Overall, I think it was fun to try these events out. Personally, I think it’s important to try new things and continue to evolve our sport in order to encourage growth and excitement for fans. I hope to see one or both of these events at World Cups/World Champs/Olympics soon!
The Dog Days of Summer are here. Even though we’ve only just started our season, I find this time of year to absolutely be the toughest. Why? Well, first of all, we are working hard. The programs are tough since were touching physical systems in training that haven’t been trained for a while. Second, its hot, humid and muggy in the city and I’m stuck here since I’ve got to be close to the rink. And third, I have to put up with all the photos, status updates and stories from my friends and family about the beautiful weekend they spent at the cabin, or out on the lake. The photos of people at home in Yellowknife enjoying the hot days, cool nights, cool lakes and midnight sun are the toughest. Man do I miss Yellowknife summers!
Yearning for, and dreaming of my favourite place on earth, the East Arm of Great Slave Lake, NWT.
Needless to say, with all that running through my brain, this past week was one of the toughest of the season so far. It was a hot week in Montreal which makes recovery all that more difficult. Rolling around around in a pool of sweat in bed during the middle of the night is not conducive to recovering from back to back speed endurance sessions let me tell you! I find that I tend to struggle in these weeks since I really am not used to hot, hot weather. Thankfully, I can camp myself out in front of the fan and watch the Tour de France each day after training!
These weeks will pay off later in the season! I’ll get my Yellowknife summer soon enough…

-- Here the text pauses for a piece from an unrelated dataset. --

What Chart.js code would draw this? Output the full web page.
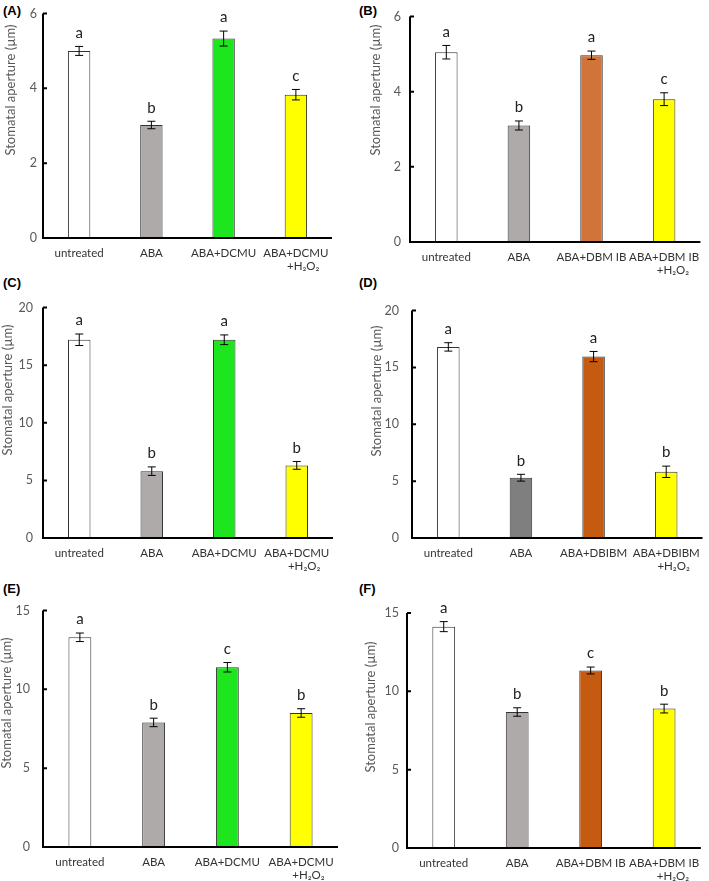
<!DOCTYPE html>
<html>
<head>
<meta charset="utf-8">
<script src="https://cdn.jsdelivr.net/npm/chart.js@4.4.1/dist/chart.umd.min.js"></script>
<style>
  body { margin: 0; background: #fff; }
  #fig { position: relative; width: 709px; height: 881px; }
  canvas { position: absolute; }
  .lbl { position: absolute; font: bold 13px "Liberation Sans", Arial, sans-serif; color: #000; }
</style>
</head>
<body>
<div id="fig">
  <div class="lbl" style="left:3px;top:3px">(A)</div>
  <div class="lbl" style="left:359px;top:3px">(B)</div>
  <div class="lbl" style="left:3px;top:275px">(C)</div>
  <div class="lbl" style="left:359px;top:275px">(D)</div>
  <div class="lbl" style="left:3px;top:581px">(E)</div>
  <div class="lbl" style="left:359px;top:581px">(F)</div>
</div>
<script>
// categories
const catDCMU = ["untreated", "ABA", "ABA+DCMU", ["ABA+DCMU", "     +H₂O₂"]];
const catDBMIB = ["untreated", "ABA", "ABA+DBM IB", ["ABA+DBM IB", "      +H₂O₂"]];
const catDBIBM = ["untreated", "ABA", "ABA+DBIBM", ["ABA+DBIBM", "     +H₂O₂"]];

// values, errors and letters per panel
const valA = [5.0, 3.02, 5.33, 3.83];
const errA = [0.12, 0.1, 0.2, 0.14];
const letA = ["a", "b", "a", "c"];

const valB = [5.05, 3.1, 4.97, 3.8];
const errB = [0.18, 0.12, 0.11, 0.17];
const letB = ["a", "b", "a", "c"];

const valC = [17.2, 5.8, 17.2, 6.3];
const errC = [0.5, 0.37, 0.42, 0.34];
const letC = ["a", "b", "a", "b"];

const valD = [16.8, 5.3, 15.95, 5.82];
const errD = [0.37, 0.3, 0.45, 0.5];
const letD = ["a", "b", "a", "b"];

const valE = [13.3, 7.9, 11.4, 8.5];
const errE = [0.27, 0.27, 0.3, 0.27];
const letE = ["a", "b", "c", "b"];

const valF = [14.13, 8.68, 11.33, 8.9];
const errF = [0.32, 0.27, 0.22, 0.28];
const letF = ["a", "b", "c", "b"];

// y axis ranges
const maxAB = 6, stepAB = 2;
const maxCD = 20, stepCD = 5;
const maxEF = 15, stepEF = 5;

const colDCMU = ["#ffffff", "#aeaaaa", "#1ee61e", "#ffff00"];
const colB = ["#ffffff", "#aeaaaa", "#d0743a", "#ffff00"];
const colD = ["#ffffff", "#7f7f7f", "#c55a11", "#ffff00"];
const colF = ["#ffffff", "#aeaaaa", "#c55a11", "#ffff00"];

const FONT = "Lato, 'Open Sans', sans-serif";

// panel boxes: canvas position and chart area inside it
const panels = [
  { x: 0,   y: 0,   w: 354, h: 290, l: 43, t: 5,  r: 332, b: 238, ty: 90,  tx: 11, tp: 6,  cats: catDCMU,  v: valA, e: errA, let: letA, max: maxAB, step: stepAB, col: colDCMU },
  { x: 354, y: 0,   w: 355, h: 290, l: 56, t: 6,  r: 348, b: 242, ty: 90,  tx: 22, tp: 9,  cats: catDBMIB, v: valB, e: errB, let: letB, max: maxAB, step: stepAB, col: colB },
  { x: 0,   y: 290, w: 354, h: 300, l: 43, t: 11, r: 333, b: 248, ty: 100, tx: 8,  tp: 10, cats: catDCMU,  v: valC, e: errC, let: letC, max: maxCD, step: stepCD, col: colDCMU },
  { x: 354, y: 290, w: 355, h: 300, l: 58, t: 12, r: 353, b: 248, ty: 101, tx: 23, tp: 13, cats: catDBIBM, v: valD, e: errD, let: letD, max: maxCD, step: stepCD, col: colD },
  { x: 0,   y: 590, w: 354, h: 291, l: 43, t: 19, r: 338, b: 257, ty: 113, tx: 7,  tp: 13, cats: catDCMU,  v: valE, e: errE, let: letE, max: maxEF, step: stepEF, col: colDCMU },
  { x: 354, y: 590, w: 355, h: 291, l: 53, t: 23, r: 348, b: 258, ty: 117, tx: 17, tp: 8,  cats: catDBMIB, v: valF, e: errF, let: letF, max: maxEF, step: stepEF, col: colF }
];

// error bars, letters, axis lines and inward ticks
const extras = {
  id: "extras",
  afterDatasetsDraw(chart, args, opts) {
    const ctx = chart.ctx;
    const ys = chart.scales.y;
    const area = chart.chartArea;
    const meta = chart.getDatasetMeta(0);
    ctx.save();
    ctx.strokeStyle = "#000";
    ctx.lineWidth = 1;
    meta.data.forEach((bar, i) => {
      const v = opts.v[i], e = opts.e[i];
      const yt = ys.getPixelForValue(v + e);
      const yb = ys.getPixelForValue(v - e);
      ctx.beginPath();
      ctx.moveTo(bar.x, yt); ctx.lineTo(bar.x, yb);
      ctx.moveTo(bar.x - 4, yt); ctx.lineTo(bar.x + 4, yt);
      ctx.moveTo(bar.x - 4, yb); ctx.lineTo(bar.x + 4, yb);
      ctx.stroke();
      ctx.fillStyle = "#222";
      ctx.font = "15px " + FONT;
      ctx.textAlign = "center";
      ctx.textBaseline = "bottom";
      ctx.fillText(opts.let[i], bar.x, yt - 6);
    });
    // axes
    ctx.lineWidth = 2;
    ctx.beginPath();
    ctx.moveTo(area.left, area.top);
    ctx.lineTo(area.left, area.bottom);
    ctx.lineTo(area.right, area.bottom);
    ctx.stroke();
    ctx.beginPath();
    ys.ticks.forEach(t => {
      const y = ys.getPixelForValue(t.value);
      ctx.moveTo(area.left, y); ctx.lineTo(area.left + 4, y);
    });
    ctx.stroke();
    // y title
    ctx.fillStyle = "#595959";
    ctx.font = "13px " + FONT;
    ctx.translate(opts.tx, opts.ty);
    ctx.rotate(-Math.PI / 2);
    ctx.textAlign = "center";
    ctx.textBaseline = "middle";
    ctx.fillText("Stomatal aperture (µm)", 0, 0);
    ctx.restore();
  }
};

const fig = document.getElementById("fig");
panels.forEach(p => {
  const cv = document.createElement("canvas");
  cv.width = p.w; cv.height = p.h;
  cv.style.left = p.x + "px"; cv.style.top = p.y + "px";
  cv.style.width = p.w + "px"; cv.style.height = p.h + "px";
  fig.appendChild(cv);

  new Chart(cv, {
    type: "bar",
    data: {
      labels: p.cats,
      datasets: [{
        data: p.v,
        backgroundColor: p.col,
        borderColor: "#333",
        borderWidth: 1,
        categoryPercentage: 1,
        barPercentage: 0.31
      }]
    },
    options: {
      responsive: false,
      animation: false,
      devicePixelRatio: 1,
      layout: { padding: { top: p.t, right: p.w - p.r, left: 0, bottom: 0 } },
      plugins: {
        legend: { display: false },
        tooltip: { enabled: false },
        extras: { v: p.v, e: p.e, let: p.let, tx: p.tx, ty: p.ty }
      },
      scales: {
        x: {
          grid: { display: false, drawTicks: false },
          border: { display: false },
          ticks: { color: "#333", font: { family: FONT, size: 11.5, lineHeight: 1.1 }, maxRotation: 0, autoSkip: false, padding: 9 },
          afterFit(s) { s.height = p.h - p.b; }
        },
        y: {
          min: 0, max: p.max,
          grid: { display: false, drawTicks: false },
          border: { display: false },
          ticks: { stepSize: p.step, color: "#595959", font: { family: FONT, size: 12.5 }, padding: p.tp },
          afterFit(s) { s.width = p.l; }
        }
      }
    },
    plugins: [extras]
  });
});
</script>
</body>
</html>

I had a random thought the other night. It dawned on me that this season, I believe, is my 20th season of short track speed skating. Pretty ridiculous when I think of it. But time flies when you’re having fun, and I must be having a bit of fun to be doing it this long.
Canadian championships in 2003 with Dustin Miller in red and Dave Laurie in the green/black. Still friends with both of these guys.

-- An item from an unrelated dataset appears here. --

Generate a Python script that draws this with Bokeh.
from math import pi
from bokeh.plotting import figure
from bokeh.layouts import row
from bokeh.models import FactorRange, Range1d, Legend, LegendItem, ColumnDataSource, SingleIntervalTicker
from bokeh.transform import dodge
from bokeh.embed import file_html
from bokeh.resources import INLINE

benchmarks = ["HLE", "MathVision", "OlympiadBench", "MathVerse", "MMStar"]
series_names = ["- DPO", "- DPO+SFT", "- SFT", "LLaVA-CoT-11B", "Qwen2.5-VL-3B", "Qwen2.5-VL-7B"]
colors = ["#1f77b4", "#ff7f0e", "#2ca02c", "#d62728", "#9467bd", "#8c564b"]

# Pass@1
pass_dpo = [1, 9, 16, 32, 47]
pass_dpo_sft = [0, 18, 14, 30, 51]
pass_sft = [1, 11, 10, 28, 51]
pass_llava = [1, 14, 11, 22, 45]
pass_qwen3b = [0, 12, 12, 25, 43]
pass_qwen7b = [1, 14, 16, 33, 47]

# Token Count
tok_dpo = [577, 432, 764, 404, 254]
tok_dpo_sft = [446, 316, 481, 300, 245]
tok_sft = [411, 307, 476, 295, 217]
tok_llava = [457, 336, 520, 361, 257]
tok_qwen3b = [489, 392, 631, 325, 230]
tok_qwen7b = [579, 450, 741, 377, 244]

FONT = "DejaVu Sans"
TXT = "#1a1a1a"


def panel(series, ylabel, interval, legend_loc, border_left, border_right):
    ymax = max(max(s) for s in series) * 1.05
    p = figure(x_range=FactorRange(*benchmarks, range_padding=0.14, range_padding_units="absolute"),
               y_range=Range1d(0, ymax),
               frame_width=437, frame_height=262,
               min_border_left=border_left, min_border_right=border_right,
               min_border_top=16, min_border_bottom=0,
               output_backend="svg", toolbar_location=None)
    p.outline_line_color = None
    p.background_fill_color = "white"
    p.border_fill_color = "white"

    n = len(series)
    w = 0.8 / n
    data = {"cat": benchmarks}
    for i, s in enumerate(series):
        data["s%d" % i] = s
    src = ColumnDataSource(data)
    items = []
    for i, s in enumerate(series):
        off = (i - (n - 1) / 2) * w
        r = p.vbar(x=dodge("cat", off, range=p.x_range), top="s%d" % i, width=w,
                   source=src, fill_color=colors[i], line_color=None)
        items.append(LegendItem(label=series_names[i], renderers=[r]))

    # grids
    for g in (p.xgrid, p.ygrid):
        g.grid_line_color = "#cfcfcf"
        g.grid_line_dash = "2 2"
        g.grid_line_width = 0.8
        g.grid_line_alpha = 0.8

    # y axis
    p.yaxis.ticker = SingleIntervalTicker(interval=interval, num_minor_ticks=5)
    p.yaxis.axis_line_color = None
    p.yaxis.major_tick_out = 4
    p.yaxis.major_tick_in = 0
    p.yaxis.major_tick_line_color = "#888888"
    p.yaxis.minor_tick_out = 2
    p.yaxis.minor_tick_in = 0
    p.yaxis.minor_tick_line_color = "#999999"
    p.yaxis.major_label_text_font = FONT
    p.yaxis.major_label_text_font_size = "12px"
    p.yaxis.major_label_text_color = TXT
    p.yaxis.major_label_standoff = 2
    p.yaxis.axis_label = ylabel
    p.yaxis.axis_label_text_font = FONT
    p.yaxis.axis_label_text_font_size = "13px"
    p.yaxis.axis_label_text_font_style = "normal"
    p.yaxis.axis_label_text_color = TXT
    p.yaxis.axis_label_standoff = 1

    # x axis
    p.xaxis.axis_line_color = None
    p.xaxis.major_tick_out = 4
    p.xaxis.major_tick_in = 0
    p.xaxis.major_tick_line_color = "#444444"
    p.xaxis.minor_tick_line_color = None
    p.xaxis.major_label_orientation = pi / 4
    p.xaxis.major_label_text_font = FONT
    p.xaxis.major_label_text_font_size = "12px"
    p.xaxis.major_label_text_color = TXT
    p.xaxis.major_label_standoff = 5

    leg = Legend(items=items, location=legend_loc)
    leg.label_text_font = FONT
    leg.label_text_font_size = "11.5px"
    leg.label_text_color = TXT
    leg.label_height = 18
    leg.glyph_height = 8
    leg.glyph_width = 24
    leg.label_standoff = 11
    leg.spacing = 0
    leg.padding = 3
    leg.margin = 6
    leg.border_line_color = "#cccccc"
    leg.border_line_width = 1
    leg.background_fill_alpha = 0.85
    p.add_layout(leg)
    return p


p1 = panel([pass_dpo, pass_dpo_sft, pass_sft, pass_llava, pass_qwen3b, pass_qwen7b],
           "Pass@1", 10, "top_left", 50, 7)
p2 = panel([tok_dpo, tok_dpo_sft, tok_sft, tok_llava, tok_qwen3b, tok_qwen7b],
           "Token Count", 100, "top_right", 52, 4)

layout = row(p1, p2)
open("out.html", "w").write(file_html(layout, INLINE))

Its doubtful I’ll last another 20 years as a skater, but things are going well for now! Another week is in the bag and it was a solid one. One of the hardest things about technique in speed skating is being able to repeat it time after time, lap after lap, at speed and while fatigued. When I attended the Olympic Excellence Series in May, Kristina Groves used most of that to describe what she sees as performance on demand. And that is exactly what we worked on this week. I’m pretty happy with the number of quality laps at high speed I have in the bank already. A lot more than last year anyways.
Happy 145th birthday to the greatest country in the world!
This week was a short week that was marked by what can only be described (with tons of sarcasm) as the Canadian National Teams favourite thing: Driving 40 mins each way to practice at the rink in Chateauguay because Maurice Richard Arena isn’t ready! Yes, we had to do that again this year. But luckily, unlike last summer, when we did that commute for a month and a half, we only had two days of it. The whole team was very excited to receive word on Thursday that Maurice Richard was ready to go for Friday morning.
Speed Skating Canada was also holding its Annual General meeting in Montreal this week. That meant the annual awards gala on friday. This meant a rare chance for the team to dress up nicely. My work clothes include sweat pants, shorts and a skin suit, so myself, and the rest of the other guys often relish the chance to pull the suits out of the closet and unleash our inner James Bond. Unfortunately, I don’t have any pictures, but everyone looked great. Congrats to all the award recipients for their accomplishments.
Back to the hard work this week, and trying to stay cool in the Montreal summer humidity!